Hubo un tiempo en Venezuela, no tan lejano que solamente pueda recrearse leyendo historia, ni tan cercano que pueda recordarse abriendo archivos de wasap, feibu o tuiter, en el cual la decencia era una norma cotidiana de conducta observable en absolutamente todos los estratos sociales.
Por ejemplo si un niño, del hogar más pobre que pudiéramos encontrar, llegaba a casa con una moneda o un regalo que no pudiera justificar con absoluta claridad era merecedor de unos correazos o una fuerte reprimenda verbal, según el nivel de formación socioeducativo de sus padres. En caso que fuera un regalo lo agarraban de la mano y lo llevaban casi a rastras frente al donante para que confirmara y explicara el por qué del obsequio y de no haber justificación honorable de por medio el regalo era devuelto. No valía para nada la explicación de “me lo encontré en la calle” porque ello “daba que pensar” y ante la duda la moneda o el objeto iba a parar a la iglesia como ofrenda de un desconocido.
En aquellos tiempos, con muchos protagonistas y testigos vivos y activos, a los tios, padrinos, abuelos y por extensión a familiares cercanos de mayor edad, los niños les pedían la bendición con las manos unidas y con una genuflexión. No se conocían expresiones como “pure”, “mayora”, “caduco”, “aporreado” ni palabras más nuevas con las cuales llamar a personas de la tercera edad. Si algún niño venia de la escuela con quejas inmediatamente era llevado a presencia del maestro o la maestra para saber de su mal comportamiento y aplicarle sanciones hogareñas por las faltas escolares. Los educadores eran figuras de máximo respeto en la comunidad y en muchos casos recibían autorización de los padres para sancionarlos con medidas disciplinarias, la más usual darle con una regla sobre las palmas de las manos.

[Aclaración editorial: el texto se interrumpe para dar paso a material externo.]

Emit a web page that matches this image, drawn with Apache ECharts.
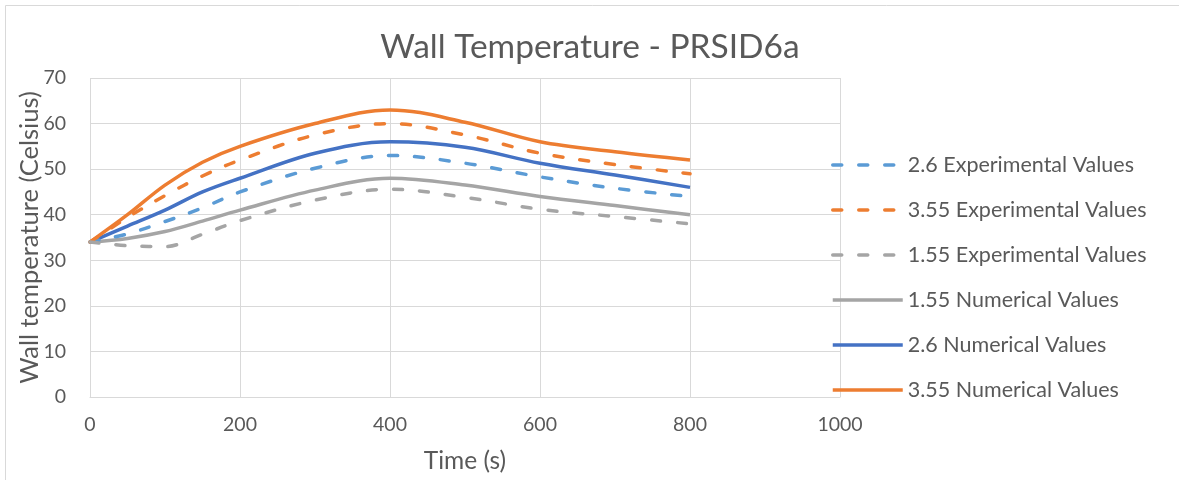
<!DOCTYPE html>
<html>
<head>
<meta charset="utf-8">
<title>Wall Temperature - PRSID6a</title>
<script src="https://cdn.jsdelivr.net/npm/echarts@6/dist/echarts.min.js"></script>
<style>
    html, body { margin: 0; padding: 0; background: #fff; }
    #chart { width: 1179px; height: 480px; }
</style>
</head>
<body>
<div id="chart"></div>
<script>
// time points (s)
const times = [0, 50, 100, 150, 200, 300, 400, 500, 600, 700, 800];

// wall temperature values (Celsius)
const exp26 = [34, 35.8, 38.5, 41.5, 45, 50.2, 53, 51.3, 48.3, 45.8, 44];
const exp355 = [34, 39.4, 44.2, 48.5, 52, 57.5, 60, 57.5, 53.5, 51, 49];
const exp155 = [34, 33.2, 33, 35.7, 38.7, 43.2, 45.6, 43.8, 41.2, 39.6, 38];
const num155 = [34, 34.8, 36.3, 38.6, 41, 45.4, 48, 46.5, 44, 42, 40];
const num26 = [34, 37.5, 41, 45, 48, 53.5, 56, 54.8, 51.3, 48.7, 46];
const num355 = [34, 40, 46.5, 51.5, 55, 60, 63, 60.3, 56, 53.8, 52];

const xTicks = [0, 200, 400, 600, 800, 1000];
const yTicks = [0, 10, 20, 30, 40, 50, 60, 70];

const textColor = '#595959';
const gridColor = '#d9d9d9';
const font = 'Lato, "Open Sans", sans-serif';

function pairs(vals) {
    return times.map((t, i) => [t, vals[i]]);
}

function makeSeries(name, vals, color, dashed) {
    return {
        name: name,
        type: 'line',
        data: pairs(vals),
        smooth: 0.35,
        symbol: 'none',
        lineStyle: {
            color: color,
            width: 3.5,
            type: dashed ? [9, 17] : 'solid',
            cap: dashed ? 'round' : 'butt'
        },
        itemStyle: { color: color },
        z: dashed ? 3 : 2
    };
}

const chart = echarts.init(document.getElementById('chart'));

chart.setOption({
    animation: false,
    backgroundColor: '#fff',
    title: {
        text: 'Wall Temperature - PRSID6a',
        left: 590,
        top: 30,
        padding: 0,
        textAlign: 'center',
        textStyle: {
            color: textColor,
            fontSize: 33.5,
            fontWeight: 'normal',
            fontFamily: font
        }
    },
    graphic: [{
        type: 'rect',
        shape: { x: 5.5, y: 5.5, width: 1180, height: 490 },
        style: { fill: 'none', stroke: gridColor, lineWidth: 1 },
        silent: true
    }],
    grid: {
        left: 90,
        right: 339,
        top: 78,
        bottom: 83
    },
    legend: {
        orient: 'vertical',
        left: 831,
        top: 154,
        padding: 0,
        itemWidth: 70,
        itemHeight: 18,
        itemGap: 23,
        itemStyle: { opacity: 0 },
        lineStyle: { width: 3.5 },
        textStyle: {
            color: textColor,
            fontSize: 21.5,
            lineHeight: 18,
            fontFamily: font,
            padding: [0, 0, 0, 0]
        },
        data: ['2.6 Experimental Values', '3.55 Experimental Values', '1.55 Experimental Values',
            '1.55 Numerical Values', '2.6 Numerical Values', '3.55 Numerical Values']
    },
    xAxis: {
        type: 'value',
        min: xTicks[0],
        max: xTicks[xTicks.length - 1],
        interval: 200,
        name: 'Time (s)',
        nameLocation: 'middle',
        nameGap: 52,
        nameMoveOverlap: false,
        nameTextStyle: { color: textColor, fontSize: 24.5, fontFamily: font },
        axisLine: { show: true, lineStyle: { color: gridColor, width: 1 } },
        axisTick: { show: false },
        axisLabel: { color: textColor, fontSize: 19.5, fontFamily: font, margin: 18, formatter: v => String(v) },
        splitLine: { show: true, lineStyle: { color: gridColor, width: 1 } }
    },
    yAxis: {
        type: 'value',
        min: yTicks[0],
        max: yTicks[yTicks.length - 1],
        interval: 10,
        name: 'Wall temperature (Celsius)',
        nameLocation: 'middle',
        nameGap: 47,
        nameMoveOverlap: false,
        nameTextStyle: { color: textColor, fontSize: 25.5, fontFamily: font },
        axisLine: { show: false },
        axisTick: { show: false },
        axisLabel: { color: textColor, fontSize: 19.5, fontFamily: font, margin: 24 },
        splitLine: { show: true, lineStyle: { color: gridColor, width: 1 } }
    },
    series: [
        makeSeries('2.6 Experimental Values', exp26, '#5B9BD5', true),
        makeSeries('3.55 Experimental Values', exp355, '#ED7D31', true),
        makeSeries('1.55 Experimental Values', exp155, '#A5A5A5', true),
        makeSeries('1.55 Numerical Values', num155, '#A5A5A5', false),
        makeSeries('2.6 Numerical Values', num26, '#4472C4', false),
        makeSeries('3.55 Numerical Values', num355, '#ED7D31', false)
    ]
});
</script>
</body>
</html>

Los policías, los funcionarios de correo, servicio de agua y luz eran autoridades que infundían respeto y los muchachos al verlos pasar dejaban de jugar y asumían una compostura adusta como señal de acatamiento cívico ante su investidura. Pero donde se concentraba la admiración y el respeto casi reverencial era en los jueces. Un juez era la personificación de la dignidad y la sabiduría, era la persona cuya autoridad legal y moral se colocaba en los altares de los orgullos ciudadano.
Aunque los chamos no lo crean así era Venezuela hace algunas décadas, tiempo cuando las calles, las plazas y los parques era lugares donde compartían ciudadanos de todas las edades y diferentes posiciones sociales y económicas. Momentos cuando las diferencias políticas se solventaban con debates donde la inteligencia y los argumentos decidían al ganador de la confrontación y donde los insultos eran castigados con el rechazo colectivo y el retiro de los apoyos electorales.
Aunque los chamos no lo crean en ese país nadie hacia colas en los mercados e incluso había reparto a domicilio. Un ama de casa llamaba al abasto y de allí le enviaban en una bicicleta todos los productos que necesitaba, el repartidor se los colocaba en la cocina y el pago podía ser en efectivo o a crédito.
Aunque los chamos no lo crean quienes tenemos más de 50, 60, 70, 80 años, vivimos en una Venezuela Bonita y en nombre de ese país que disfrutamos estamos con la juventud que quiere un cambio afincado en la tolerancia y los valores cívicos que un día tuvimos.